The Knesset plenum on Tuesday passed into law a bill to allow hospitals to ban chametz, or leavened foods, during the weeklong Passover holiday that begins on the evening of April 5.
Forty-eight Knesset members voted in favor and 43 voted against the proposal that is intended to reverse a Supreme Court ruling from April 2020 according to which hospitals could not enforce a similar law.
According to the law, chametz instructions as determined by hospital managers will be published on the hospital website and signs will be posted in the facility. Employees will also be informed of the religious instructions.
A related law was in place for more than three decades until it was struck down by the Supreme Court, sitting as the High Court of Justice, in 2022 when it ruled on a petition by a secular group that hospitals could not require security guards to search visitor’s bags for chametz during the holiday.
Professor Aviad Hacohen, who represented Israel’s Chief Rabbinate in the case, slammed the High Court ruling. Hacohen said the ruling would “turn the last place where Jews, Arabs, ultra-Orthodox and secular Israelis enjoy good relations—both as patients as staff—into a place of controversy.
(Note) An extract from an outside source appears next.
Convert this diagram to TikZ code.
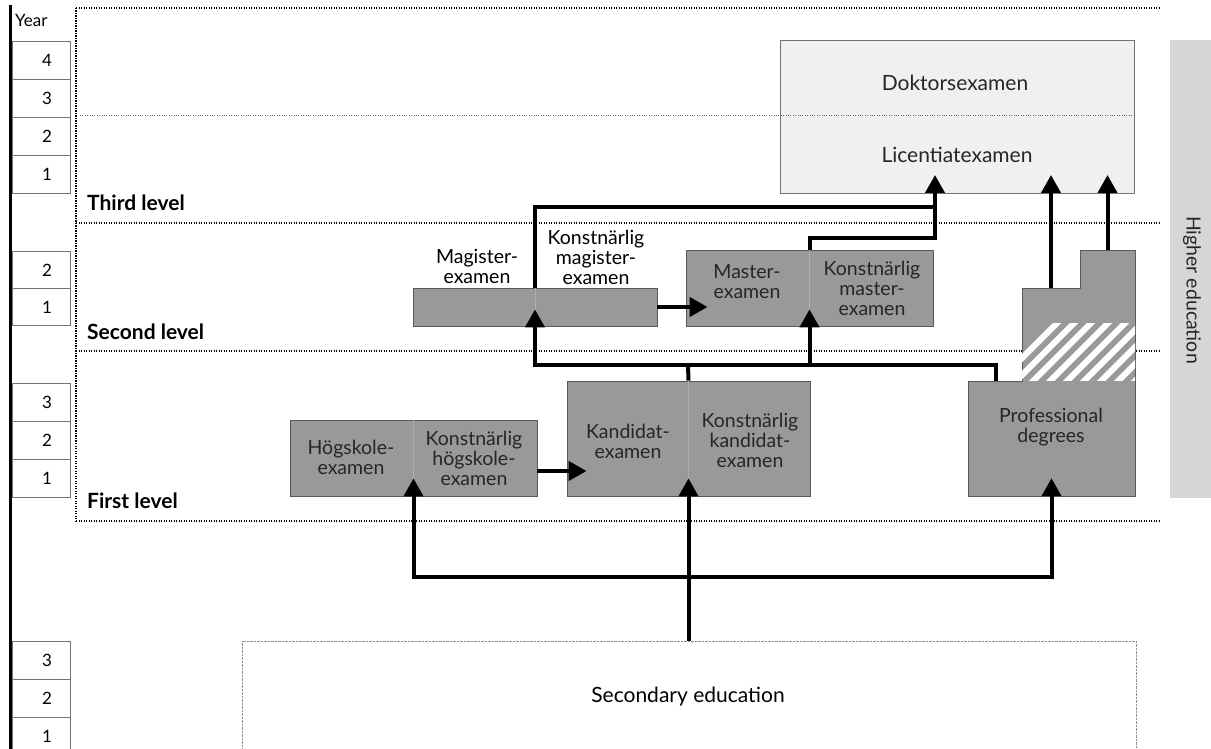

This will have widespread effects on keeping kosher in public.”
Following last April’s ruling, then-Health Minister Nitzan Horowitz of Meretz set off a political firestorm when he wrote a letter to hospitals ordering them to allow chametz on Passover. That led to the resignation of MK Idit Silman, who was then in the Yamina Party and was the coalition whip. Her resignation caused the coalition to lose its majority in the Knesset and triggered an early election. Silman now serves as environment minister as a member of the Likud Party.
Halachah, Jewish religious law, forbids the eating or ownership of leavened products during the holiday, in keeping with the story of the Exodus from Egypt.